Linda Collier, Collier's of Centreville: The Cellar Mistress
The owner of Collier’s of Centreville does not lack for confidence. Linda Collier, who grew up in tiny West Bridgewater, Massachusetts, has Yankee ingenuity running in her veins. “It has never entered my head to think that I couldn’t do anything I wanted to,” says Collier, whose voice still carries a Boston-area cadence. “I was raised to believe that if you want anything bad enough, you can do it.”
And in 1981, Collier wanted to open a wine shop. Today, that ambition scarcely raises an eyebrow. But in the 1980s, consumers in the Delmarva area knew little about wine, and few liquor store owners were women unless they worked in a family business. Collier was a sole proprietor.

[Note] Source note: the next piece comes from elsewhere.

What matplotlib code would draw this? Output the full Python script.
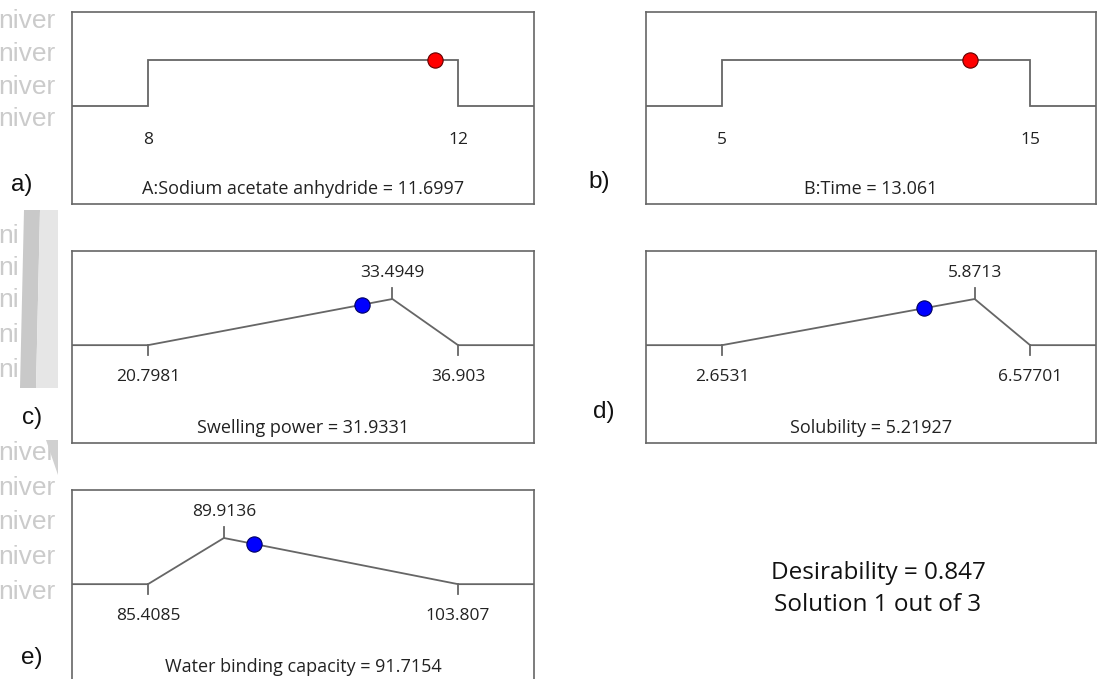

“Linda Collier was ahead of her time,” says customer Candace Roseo, who is also a Wilmington restaurateur. Nearly 40 years later, the shop’s selection remains distinctive, she says. Customer Joanne Graves agrees. “Years ago, I was able to find a super special Barolo for my dad's birthday.”

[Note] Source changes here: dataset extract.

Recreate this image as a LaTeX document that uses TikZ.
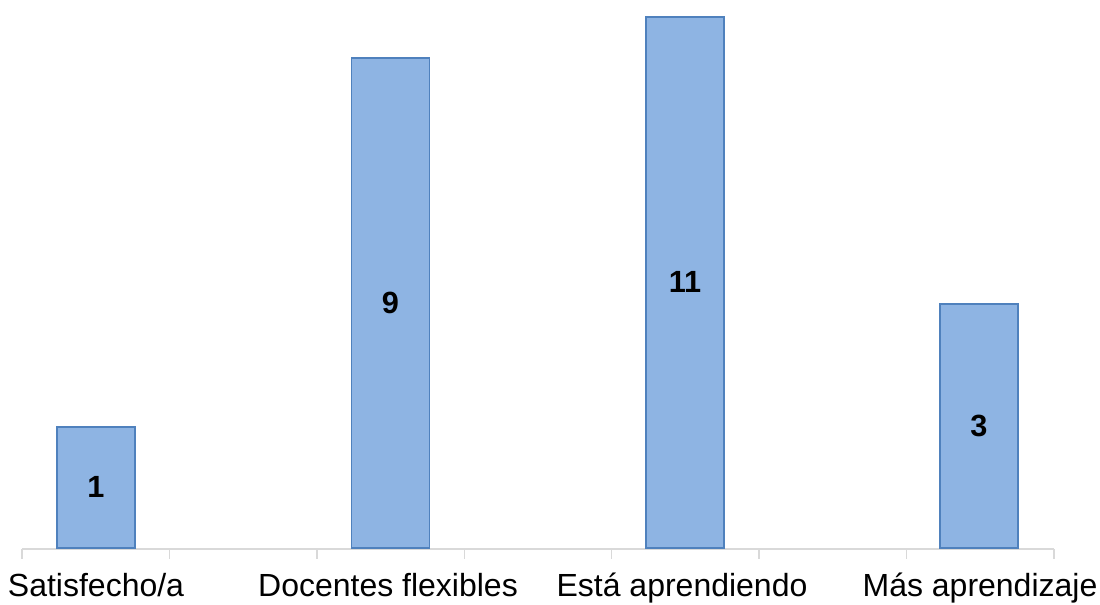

As a child, however, Collier was more familiar with milk than merlot; her father owned a company that delivered milk to customers’ homes. Collier and her husband, Lou, developed an appreciation for fine wine while living in West Virginia, of all places. Credit a boutique wine store in nearby Marietta, Ohio. “We started playing with wine, and having parties and matching food and wine,” she recalls.
When her husband, a DuPont Co. employee, was transferred to Holland and then Geneva, Switzerland, their passion for wine took off. Six years later, when they moved to Delaware, they brought 600 bottles of European wine with them to cellar.

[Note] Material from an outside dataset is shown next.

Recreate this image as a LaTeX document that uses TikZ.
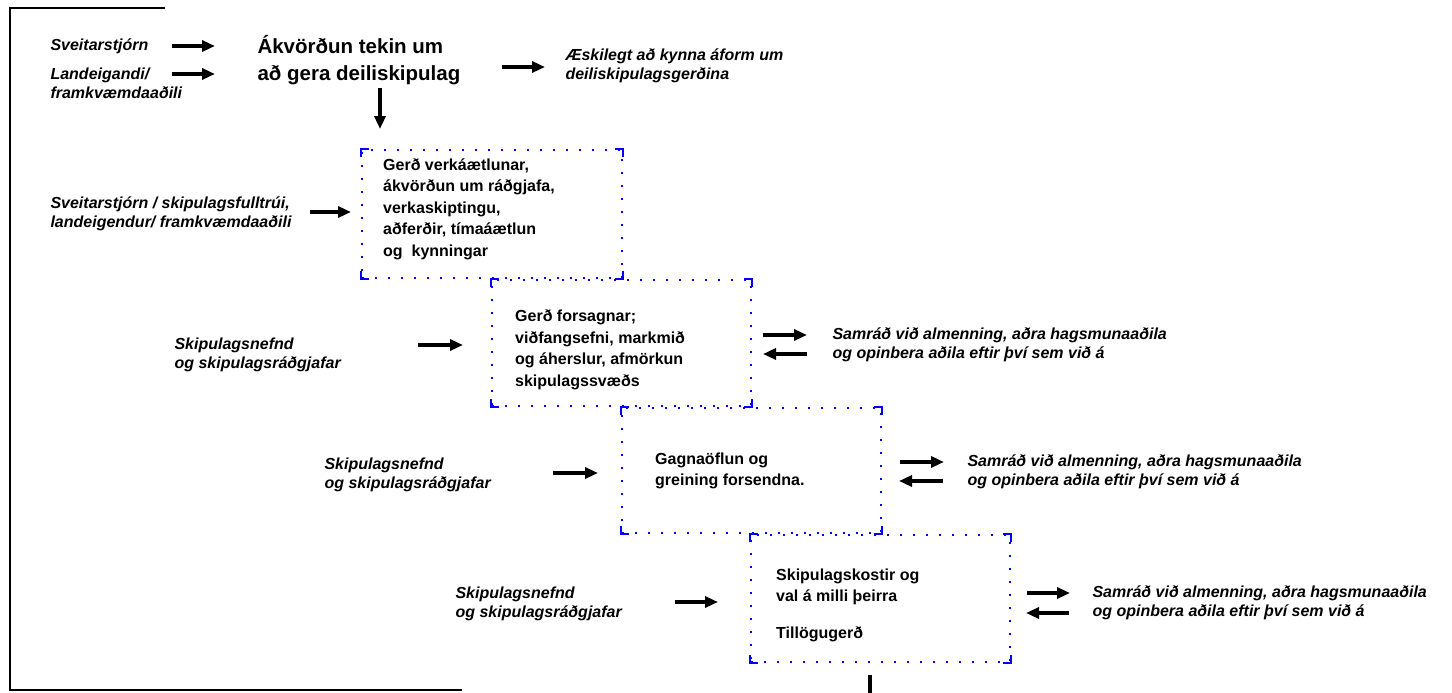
\documentclass[tikz,border=0pt]{standalone}
\usepackage{fontspec}
\setmainfont{Liberation Sans}
\usetikzlibrary{arrows.meta,positioning,calc}
\tikzset{
block/.style = {draw=blue, line width=2pt, dash pattern=on 2pt off 11pt, rectangle, minimum width=259pt, inner sep=0pt},
corner/.style = {draw=blue, line width=2.2pt},
blocktext/.style = {anchor=west, align=left, inner sep=0pt, font=\fontsize{16}{21.5}\selectfont\bfseries},
actor/.style = {anchor=west, align=left, font=\fontsize{16}{19}\selectfont\bfseries\itshape},
headline/.style = {anchor=west, align=left, font=\fontsize{20.5}{27}\selectfont\bfseries},
tmp/.style = {coordinate},
arr/.style = {->, line width=3.4pt},
frame/.style = {line width=1.2pt}
}

\begin{document}
\begin{tikzpicture}[x=1pt, y=-1pt, >={Triangle[length=13pt,width=11pt]}]
  \useasboundingbox (0,0) rectangle (1452,693);
  \draw [frame] (165,8) -- (10,8) -- (10,690) -- (462,690);

  % top row
  \node [actor]    (actor1)  at (47,46)   {Sveitarstjórn};
  \node [actor]    (actor2)  at (47,83.5) {Landeigandi/\\framkvæmdaaðili};
  \node [headline] (decide)  at (254,60)  {Ákvörðun tekin um\\að gera deiliskipulag};
  \node [actor]    (inform)  at (562,66)  {Æskilegt að kynna áform um\\deiliskipulagsgerðina};

  \node [tmp] (tmp1) at (172,46) {};
  \node [tmp] (tmp2) at (215,46) {};
  \node [tmp] (tmp3) at (172,74) {};
  \node [tmp] (tmp4) at (215,74) {};
  \node [tmp] (tmp5) at (502,67) {};
  \node [tmp] (tmp6) at (545,67) {};
  \node [tmp] (tmp7) at (380,88) {};
  \node [tmp] (tmp8) at (380,129) {};

  % stages
  \node [block, minimum width=260pt, minimum height=128pt] (block1) at (492,214) {};
  \node [block, minimum height=126pt] (block2) at (621.5,343) {};
  \node [block, minimum height=125pt] (block3) at (751.5,470.5) {};
  \node [block, minimum height=127pt] (block4) at (880.5,598.5) {};

  \foreach \b in {block1,block2,block3,block4}{
    \draw [corner] ($(\b.north west)+(0,8)$) -- (\b.north west) -- +(8,0);
    \draw [corner] ($(\b.north east)+(0,8)$) -- (\b.north east) -- +(-8,0);
    \draw [corner] ($(\b.south west)+(0,-8)$) -- (\b.south west) -- +(8,0);
    \draw [corner] ($(\b.south east)+(0,-8)$) -- (\b.south east) -- +(-8,0);
  }

  \node [blocktext] (text1) at (383,209)
        {Gerð verkáætlunar,\\ákvörðun um ráðgjafa,\\verkaskiptingu,\\aðferðir, tímaáætlun\\og\ \ kynningar};
  \node [blocktext] (text2) at (515,350)
        {Gerð forsagnar;\\viðfangsefni, markmið\\og áherslur, afmörkun\\skipulagssvæðs};
  \node [blocktext] (text3) at (655,471)
        {Gagnaöflun og\\greining forsendna.};
  \node [blocktext] (text4) at (776,605)
        {Skipulagskostir og\\val á milli þeirra\\[15pt]Tillögugerð};

  % who does what
  \node [actor] (actor3) at (47,213.5)  {Sveitarstjórn / skipulagsfulltrúi,\\landeigendur/ framkvæmdaaðili};
  \node [actor] (actor4) at (171,355)   {Skipulagsnefnd\\og skipulagsráðgjafar};
  \node [actor] (actor5) at (321,474.5) {Skipulagsnefnd\\og skipulagsráðgjafar};
  \node [actor] (actor6) at (452,604)   {Skipulagsnefnd\\og skipulagsráðgjafar};

  \node [tmp] (tmp9)  at (310,212) {};
  \node [tmp] (tmp10) at (351,212) {};
  \node [tmp] (tmp11) at (418,345) {};
  \node [tmp] (tmp12) at (463,345) {};
  \node [tmp] (tmp13) at (553,473) {};
  \node [tmp] (tmp14) at (598,473) {};
  \node [tmp] (tmp15) at (675,602) {};
  \node [tmp] (tmp16) at (718,602) {};

  % consultation
  \node [actor] (consult1) at (829,344.5)  {Samráð við almenning, aðra hagsmunaaðila\\og opinbera aðila eftir því sem við á};
  \node [actor] (consult2) at (964,471.5)  {Samráð við almenning, aðra hagsmunaaðila\\og opinbera aðila eftir því sem við á};
  \node [actor] (consult3) at (1089,603)   {Samráð við almenning, aðra hagsmunaaðila\\og opinbera aðila eftir því sem við á};

  \node [tmp] (tmp17) at (763,335) {};
  \node [tmp] (tmp18) at (807,335) {};
  \node [tmp] (tmp19) at (763,354) {};
  \node [tmp] (tmp20) at (807,354) {};
  \node [tmp] (tmp21) at (900,462) {};
  \node [tmp] (tmp22) at (944,462) {};
  \node [tmp] (tmp23) at (899,481) {};
  \node [tmp] (tmp24) at (943,481) {};
  \node [tmp] (tmp25) at (1027,593) {};
  \node [tmp] (tmp26) at (1070,593) {};
  \node [tmp] (tmp27) at (1026,613) {};
  \node [tmp] (tmp28) at (1069,613) {};
  \node [tmp] (tmp29) at (870,675) {};
  \node [tmp] (tmp30) at (870,693) {};

  \draw [arr] (tmp1) -- (tmp2);
  \draw [arr] (tmp3) -- (tmp4);
  \draw [arr] (tmp5) -- (tmp6);
  \draw [arr] (tmp7) -- (tmp8);
  \draw [arr] (tmp9) -- (tmp10);
  \draw [arr] (tmp11) -- (tmp12);
  \draw [arr] (tmp13) -- (tmp14);
  \draw [arr] (tmp15) -- (tmp16);
  \draw [arr] (tmp17) -- (tmp18);
  \draw [arr] (tmp20) -- (tmp19);
  \draw [arr] (tmp21) -- (tmp22);
  \draw [arr] (tmp24) -- (tmp23);
  \draw [arr] (tmp25) -- (tmp26);
  \draw [arr] (tmp28) -- (tmp27);
  \draw [line width=3.4pt] (tmp29) -- (tmp30);
\end{tikzpicture}
\end{document}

Given that wine was not ready, she visited a local store to find a selection to serve with veal in an herb-cream sauce. She told the clerk what she was making and requested a recommendation. He replied, “Lady, the whites are over there, and the reds are there—take your pick.”
The selection, she recalls, was terrible. So, she decided to take matters into her own hands. Within the week, she had a storefront in Wilmington’s Little Italy section. “I’m a 24-hour-from-start-to-finish kind of person,” she says. “That’s never changed.”
Since Delaware law forbade in-shop wine tastings, she called then- Governor Mike Castle and told him she would write a bill. He agreed to sign it if she got it through the Legislature. She wrote the bill and spoke on the House and Senate floors. It passed in two weeks.
Collier went on to write so many bills that she was asked to join a committee with legislators and a representative of the liquor commission to rewrite rules for retailers. “When I was getting started in the wine business in Delaware, Linda was my SHEro,” says Peggy Raley- Ward, who started Nassau Valley Vineyards in Lewes in the 1980s. To sell directly to consumers, Raley-Ward also had to storm Legislative Hall.
Located in Centreville, Delaware since the 1990s, Collier’s remains known for its classes. “I went to a popcorn-and-wine pairing seminar that was super fun and informative,” Graves says. Five longtime best friends, who call themselves the “Girlies,” first met in a Collier’s class.
When Collier is not talking wine, she travels to Vietnam, South Africa, Sri Lanka and other foreign locales to volunteer with Habitat for Humanity. But when she’s in Delaware, the self-professed “cellar mistress” is nearly always in the shop, ready to offer advice.
“If you make yourself unique, people need to come to you,” notes Collie. While she isn’t fond of electronic communications, she’s not worried about e-business competition. “I feel real wine people will always prefer to go to a shop and interact with someone who knows wine rather than receive it in the mail. There’s absolutely no romance or fun in that.”
Wine experiences, she concludes, are meant to be shared.
Entertaining Tips
Linda Collier of Collier’s of Centreville isn’t shy when it comes to breaking out the bubbly. Sparkling wines aren’t just for holidays, she maintains. “This country is just beginning to understand that bubbles are for every day and not just an occasion,” she says. “You open one, and it becomes an occasion.”